1938 Cowal HG, 6 milesCowal Six Miles Road Race, 24th July, 1938: JE Farrell leading the pack and D McLean in the rear behind what looks like Gordon Porteous

1938 was Maryhill Harriers Jubilee year and they celebrated twice in the National Cross-Country Championships: Emmet Farrell won the individual title and the club won the team race.   The sixth counter for the winning team was none other than Donald McLean, 13 years after he had joined the club.    He followed this on 11th April in the Edinburgh-Glasgow relay where he ran on the undulating and exposed 5th stage from Armadale-Forrestfield, 5 ½ miles in distance, in 28:28 (2nd fastest time on stage ), and the club finished second overall.   Two winter team medals, gold and silver, plus the six miles road race at Cowal seem to indicate that at 36 he felt his days of fast track running were behind him.   

There are very few appearances on record for McLean in 1938 – possibly because of his employment becoming more demanding, possibly because his keenness was slightly diminished after 14 years in the sport where he had won so much and represented his country – but he did compete in the British Police Championships on 2nd July at Meadowbank Grounds in Edinburgh.    He competed in the half-mile where he was unplaced.   “Donald McLean, Greenock Police, who finished a good fourth in this race, ran at the initial meeting in 1928, running second to T Hoyland, Bradford Police.”  

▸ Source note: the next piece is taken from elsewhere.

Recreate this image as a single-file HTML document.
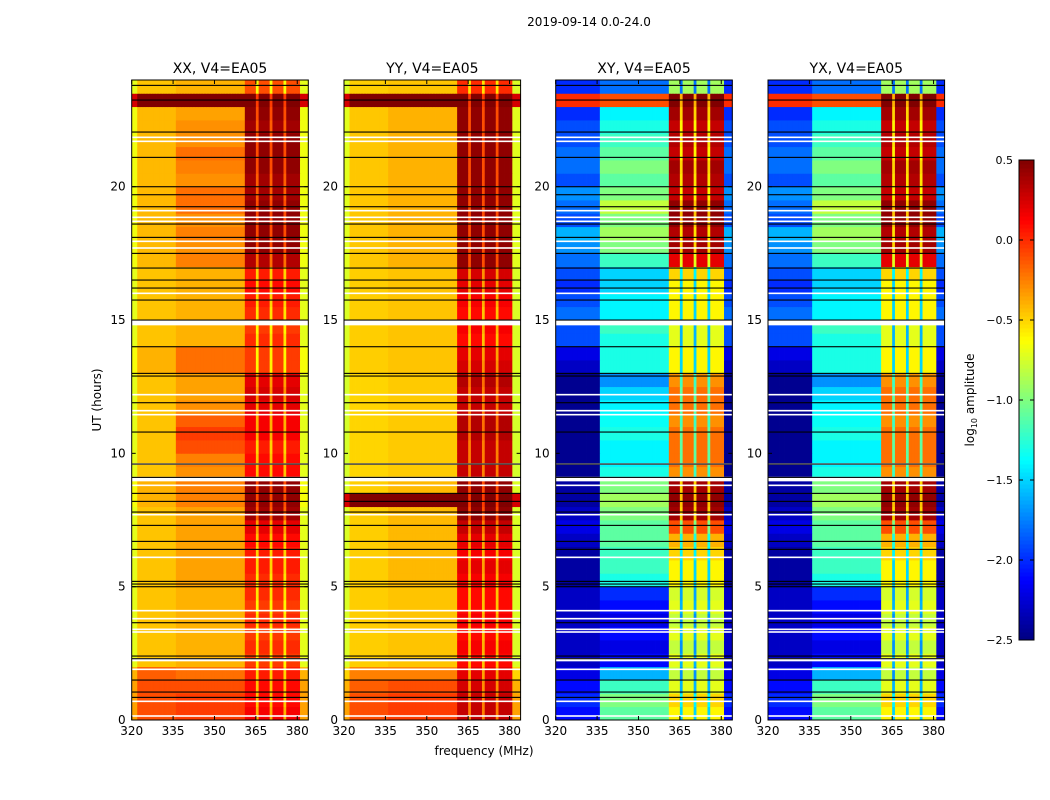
<!DOCTYPE html>
<html><head><meta charset="utf-8">
<style>
html,body{margin:0;padding:0;background:#fff;}
svg{display:block;font-family:"DejaVu Sans","Liberation Sans",sans-serif;}
</style></head>
<body>
<svg id="fig" width="1050" height="800" viewBox="0 0 1050 800" xmlns="http://www.w3.org/2000/svg">
<text x="589" y="26" font-size="12" text-anchor="middle">2019-09-14 0.0-24.0</text>
<text transform="translate(101,400) rotate(-90)" font-size="12" text-anchor="middle">UT (hours)</text>
<text x="484" y="755" font-size="12" text-anchor="middle">frequency (MHz)</text>
<g id="panels"></g>
<g id="cbar"></g>
<text transform="translate(974,400) rotate(-90)" font-size="12" text-anchor="middle">log<tspan font-size="8" dy="3">10</tspan><tspan dy="-3"> amplitude</tspan></text>
</svg>
<script>
// ---- data ----
const panelTitles = ["XX, V4=EA05","YY, V4=EA05","XY, V4=EA05","YX, V4=EA05"];
const xTicks = [320,335,350,365,380];
const yTicks = [0,5,10,15,20];
const cbarTicks = [0.5,0.0,-0.5,-1.0,-1.5,-2.0,-2.5];
const cbarLabels = ["0.5","0.0","\u22120.5","\u22121.0","\u22121.5","\u22122.0","\u22122.5"];
const parRegion = "EELLLLLLLLLLLLLLMMMMMMMMMMMMMMMMMMMMMMMMMBBBBGBBBBGBBBBGBBBBBEEE".split('');
const crossRegion = "LLLLLLLLLLLLLLLLMMMMMMMMMMMMMMMMMMMMMMMMMBBBBGBBBBGBBBBGBBBBBEEE".split('');
const xxL = [-0.1,-0.1,-0.1,-0.15,-0.45,-0.45,-0.45,-0.45,-0.45,-0.45,-0.45,-0.45,-0.45,-0.45,-0.45,-0.45,-0.4,-0.4,-0.45,-0.45,-0.45,-0.45,-0.45,-0.45,-0.45,-0.45,-0.4,-0.4,-0.45,-0.45,-0.45,-0.45,-0.45,-0.45,-0.42,-0.42,-0.42,-0.42,-0.42,-0.42,-0.42,-0.42,-0.42,-0.42,-0.42,-0.42,0.5,-0.45];
const xxM = [-0.05,-0.05,-0.1,-0.2,-0.4,-0.4,-0.4,-0.4,-0.4,-0.4,-0.35,-0.35,-0.35,-0.35,-0.35,-0.35,-0.25,-0.25,-0.3,-0.25,-0.1,-0.05,-0.15,-0.3,-0.35,-0.35,-0.2,-0.2,-0.4,-0.4,-0.4,-0.4,-0.4,-0.4,-0.25,-0.3,-0.25,-0.3,-0.2,-0.2,-0.3,-0.25,-0.2,-0.3,-0.3,-0.35,0.5,-0.4];
const xxB = [0.15,0.1,0.1,0.05,-0.05,0.0,-0.05,0.0,-0.05,0.0,0.0,0.05,0.05,0.1,0.2,0.4,0.45,0.45,0.1,0.1,0.05,0.15,0.15,0.2,0.25,0.2,-0.05,-0.05,0.0,-0.05,0.0,0.05,0.1,0.05,0.35,0.45,0.45,0.45,0.45,0.4,0.4,0.45,0.45,0.45,0.4,0.45,0.5,-0.1];
const yyL = [-0.1,-0.1,-0.15,-0.25,-0.48,-0.48,-0.48,-0.48,-0.48,-0.48,-0.48,-0.48,-0.48,-0.48,-0.48,-0.48,0.5,-0.48,-0.5,-0.5,-0.5,-0.5,-0.5,-0.5,-0.5,-0.5,-0.48,-0.48,-0.48,-0.48,-0.48,-0.48,-0.48,-0.48,-0.46,-0.46,-0.46,-0.46,-0.46,-0.46,-0.46,-0.46,-0.46,-0.46,-0.46,-0.46,0.5,-0.48];
const yyM = [-0.05,-0.05,-0.1,-0.25,-0.45,-0.45,-0.45,-0.45,-0.45,-0.45,-0.42,-0.42,-0.42,-0.42,-0.42,-0.42,0.5,-0.42,-0.47,-0.47,-0.47,-0.47,-0.47,-0.47,-0.47,-0.47,-0.45,-0.45,-0.45,-0.45,-0.45,-0.45,-0.45,-0.45,-0.4,-0.4,-0.4,-0.4,-0.4,-0.4,-0.4,-0.4,-0.4,-0.4,-0.4,-0.4,0.5,-0.45];
const yyB = [0.3,0.3,0.25,0.2,0.1,0.15,0.1,0.15,0.1,0.1,0.15,0.2,0.15,0.2,0.3,0.45,0.5,0.45,0.3,0.3,0.3,0.35,0.35,0.3,0.3,0.35,0.25,0.2,0.1,0.15,0.1,0.15,0.2,0.25,0.45,0.45,0.45,0.45,0.45,0.45,0.45,0.45,0.45,0.45,0.45,0.45,0.5,0.0];
const xyL = [-2.1,-2.0,-2.1,-2.2,-2.3,-2.3,-2.3,-2.3,-2.3,-2.3,-2.4,-2.4,-2.4,-2.3,-2.2,-2.3,-2.4,-2.4,-2.45,-2.45,-2.45,-2.45,-2.45,-2.45,-2.45,-2.45,-2.3,-2.2,-1.9,-1.9,-1.8,-1.9,-2.0,-1.9,-1.8,-1.7,-1.6,-1.9,-1.8,-1.7,-1.9,-1.8,-1.8,-1.9,-1.9,-2.0,0.0,-2.0];
const xyM = [-1.1,-1.0,-1.2,-1.6,-2.1,-2.2,-2.1,-2.2,-2.1,-2.0,-1.3,-1.2,-1.2,-1.1,-1.1,-1.0,-0.9,-1.0,-1.3,-1.4,-1.4,-1.3,-1.35,-1.4,-1.5,-1.7,-1.3,-1.3,-1.3,-1.2,-1.4,-1.4,-1.5,-1.5,-1.2,-1.0,-0.9,-1.0,-0.8,-1.0,-1.1,-1.0,-1.1,-1.2,-1.3,-1.4,-0.1,-1.8];
const xyB = [-0.6,-0.5,-0.7,-0.8,-0.7,-0.8,-0.7,-0.8,-0.7,-0.75,-0.6,-0.6,-0.5,-0.4,-0.1,0.4,0.45,0.4,-0.3,-0.2,-0.2,-0.2,-0.3,-0.2,-0.2,-0.3,-0.6,-0.6,-0.7,-0.7,-0.6,-0.6,-0.6,-0.5,0.2,0.4,0.35,0.45,0.45,0.3,0.35,0.4,0.3,0.35,0.3,0.4,0.5,-0.9];
const yxL = [-2.1,-2.0,-2.1,-2.2,-2.3,-2.3,-2.3,-2.3,-2.3,-2.3,-2.4,-2.4,-2.4,-2.3,-2.2,-2.3,-2.4,-2.4,-2.45,-2.45,-2.45,-2.45,-2.45,-2.45,-2.45,-2.45,-2.3,-2.2,-1.9,-1.9,-1.8,-1.9,-2.0,-1.9,-1.8,-1.7,-1.6,-1.9,-1.8,-1.7,-1.9,-1.8,-1.8,-1.9,-1.9,-2.0,0.0,-2.0];
const yxM = [-1.1,-1.0,-1.2,-1.6,-2.1,-2.2,-2.1,-2.2,-2.1,-2.0,-1.3,-1.2,-1.2,-1.1,-1.1,-1.0,-0.9,-1.0,-1.3,-1.4,-1.4,-1.3,-1.35,-1.4,-1.5,-1.7,-1.3,-1.3,-1.3,-1.2,-1.4,-1.4,-1.5,-1.5,-1.2,-1.0,-0.9,-1.0,-0.8,-1.0,-1.1,-1.0,-1.1,-1.2,-1.3,-1.4,-0.1,-1.8];
const yxB = [-0.6,-0.5,-0.7,-0.8,-0.7,-0.8,-0.7,-0.8,-0.7,-0.75,-0.6,-0.6,-0.5,-0.4,-0.1,0.4,0.45,0.4,-0.3,-0.2,-0.2,-0.2,-0.3,-0.2,-0.2,-0.3,-0.6,-0.6,-0.7,-0.7,-0.6,-0.6,-0.6,-0.5,0.2,0.4,0.35,0.45,0.45,0.3,0.35,0.4,0.3,0.35,0.3,0.4,0.5,-0.9];
const edgeOffset = [-0.25,-0.25,0.0,0.0];
const gapOffset = [-0.55,-0.55,-0.9,-0.9];
const blackLines = [23.8,23.25,22.05,21.1,20.0,19.7,19.25,18.6,18.1,17.5,16.95,16.5,16.2,15.75,15.0,14.0,13.0,12.9,11.9,10.8,9.6,9.1,8.5,8.2,7.8,7.3,6.7,6.4,5.2,5.1,5.0,3.65,2.4,2.3,1.5,1.05,0.85];
const whiteLines = [21.85,21.7,19.1,18.85,18.7,17.95,17.7,16.0,12.2,11.6,11.45,9.6,8.8,7.7,6.1,4.1,3.8,3.4,3.3,1.9,0.7,0.15];
const whiteBandStart = [14.8,8.95,2.2];
const whiteBandEnd = [15.0,9.12,2.32];

// ---- layout ----
const panelX = [131.7,344,555.7,768];
const panelW = 176.6, yTop = 80, yBot = 720;
const fMin = 320, fMax = 384, tMax = 24, vMin = -2.5, vMax = 0.5;
const NS = "http://www.w3.org/2000/svg";
function mk(tag, attrs, parent){const e=document.createElementNS(NS,tag);for(const k in attrs)e.setAttribute(k,attrs[k]);parent.appendChild(e);return e;}
function cl(v){return Math.max(0,Math.min(1,v));}
function jet(v){const x=cl((v-vMin)/(vMax-vMin));
 const r=cl(1.5-Math.abs(4*x-3)),g=cl(1.5-Math.abs(4*x-2)),b=cl(1.5-Math.abs(4*x-1));
 return `rgb(${Math.round(r*255)},${Math.round(g*255)},${Math.round(b*255)})`;}
const levels = [[xxL,xxM,xxB],[yyL,yyM,yyB],[xyL,xyM,xyB],[yxL,yxM,yxB]];
const regions = [parRegion,parRegion,crossRegion,crossRegion];
const panelsG = document.getElementById('panels');

for(let p=0;p<4;p++){
 const x0=panelX[p];
 const xs=f=>x0+(f-fMin)/(fMax-fMin)*panelW;
 const ys=t=>yBot-t/tMax*(yBot-yTop);
 const g=mk('g',{},panelsG);
 
 
 const [L,M,B]=levels[p]; const reg=regions[p];
 const nT=L.length, nF=reg.length;
 for(let ti=0;ti<nT;ti++){
  const t0=ti*tMax/nT, t1=(ti+1)*tMax/nT;
  for(let fi=0;fi<nF;fi++){
   const r=reg[fi]; let v;
   if(r==='L')v=L[ti]; else if(r==='M')v=M[ti]; else if(r==='B')v=B[ti];
   else if(r==='G')v=B[ti]+gapOffset[p]; else v=L[ti]+edgeOffset[p];
   const f0=fMin+fi*(fMax-fMin)/nF, f1=fMin+(fi+1)*(fMax-fMin)/nF;
   const c=mk('rect',{x:xs(f0).toFixed(2),y:ys(t1).toFixed(2),width:(xs(f1)-xs(f0)+0.4).toFixed(2),height:(ys(t0)-ys(t1)+0.4).toFixed(2),fill:jet(v)},g);
   
   
  }
 }
 for(let i=0;i<whiteBandStart.length;i++){
  const e=mk('rect',{x:x0,y:ys(whiteBandEnd[i]),width:panelW,height:ys(whiteBandStart[i])-ys(whiteBandEnd[i]),fill:'#fff'},g);
  
  
 }
 whiteLines.forEach(t=>{const e=mk('rect',{x:x0,y:ys(t)-0.8,width:panelW,height:1.6,fill:'#fff'},g);
  
  });
 blackLines.forEach(t=>{const e=mk('rect',{x:x0,y:ys(t)-0.5,width:panelW,height:1.1,fill:'#000'},g);
  
  });
 const fr=mk('rect',{x:x0,y:yTop,width:panelW,height:yBot-yTop,fill:'none',stroke:'#000','stroke-width':1},g);
 
 
 const tt=mk('text',{x:x0+panelW/2,y:73,'font-size':14,'text-anchor':'middle'},g);
 tt.textContent=panelTitles[p];
 
 
 xTicks.forEach(f=>{
  mk('line',{x1:xs(f),x2:xs(f),y1:yBot,y2:yBot-4,stroke:'#000'},g);
  mk('line',{x1:xs(f),x2:xs(f),y1:yTop,y2:yTop+4,stroke:'#000'},g);
  const l=mk('text',{x:xs(f),y:yBot+15,'font-size':12,'text-anchor':'middle'},g);
  l.textContent=f;
  
  
 });
 yTicks.forEach(t=>{
  mk('line',{x1:x0,x2:x0+4,y1:ys(t),y2:ys(t),stroke:'#000'},g);
  mk('line',{x1:x0+panelW,x2:x0+panelW-4,y1:ys(t),y2:ys(t),stroke:'#000'},g);
  const l=mk('text',{x:x0-6,y:ys(t)+4,'font-size':12,'text-anchor':'end'},g);
  l.textContent=t;
  
  
 });
}
const cb=document.getElementById('cbar');
const cbX=1019,cbW=15,cbT=160,cbB=640;
const cys=v=>cbB-(v-vMin)/(vMax-vMin)*(cbB-cbT);
for(let i=0;i<120;i++){
 const v0=vMin+i*(vMax-vMin)/120, v1=vMin+(i+1)*(vMax-vMin)/120;
 const r=mk('rect',{x:cbX,y:cys(v1),width:cbW,height:cys(v0)-cys(v1)+0.5,fill:jet((v0+v1)/2)},cb);
 
 
}
mk('rect',{x:cbX,y:cbT,width:cbW,height:cbB-cbT,fill:'none',stroke:'#000','stroke-width':1},cb);
cbarTicks.forEach((v,i)=>{
 mk('line',{x1:cbX,x2:cbX+4,y1:cys(v),y2:cys(v),stroke:'#000'},cb);
 mk('line',{x1:cbX+cbW,x2:cbX+cbW-4,y1:cys(v),y2:cys(v),stroke:'#000'},cb);
 const l=mk('text',{x:1013,y:cys(v)+4,'font-size':11,'text-anchor':'end'},cb);
 l.textContent=cbarLabels[i];
 
 
});
</script>
</body></html>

He ran in neither National Cross-Country nor Edinburgh to Glasgow in 1939, nor does his name appear at any of the major meetings of the summer, not even at the British Police Sports in Brighton on 1st July.    The intervention of the war in 1939 probably put paid to his racing career – there is no note of him competing any of the championships or major meetings after 1945 – but it had been a remarkable career with SAAA medals at half-mile, mile and three miles, police championships, really good victories over quality athletes in mile, two mile and three mile races, Scottish international and representative matches on the track, team medals over the country and on the road in all three colours, and a longer career than most of his contemporaries.    He should be better known.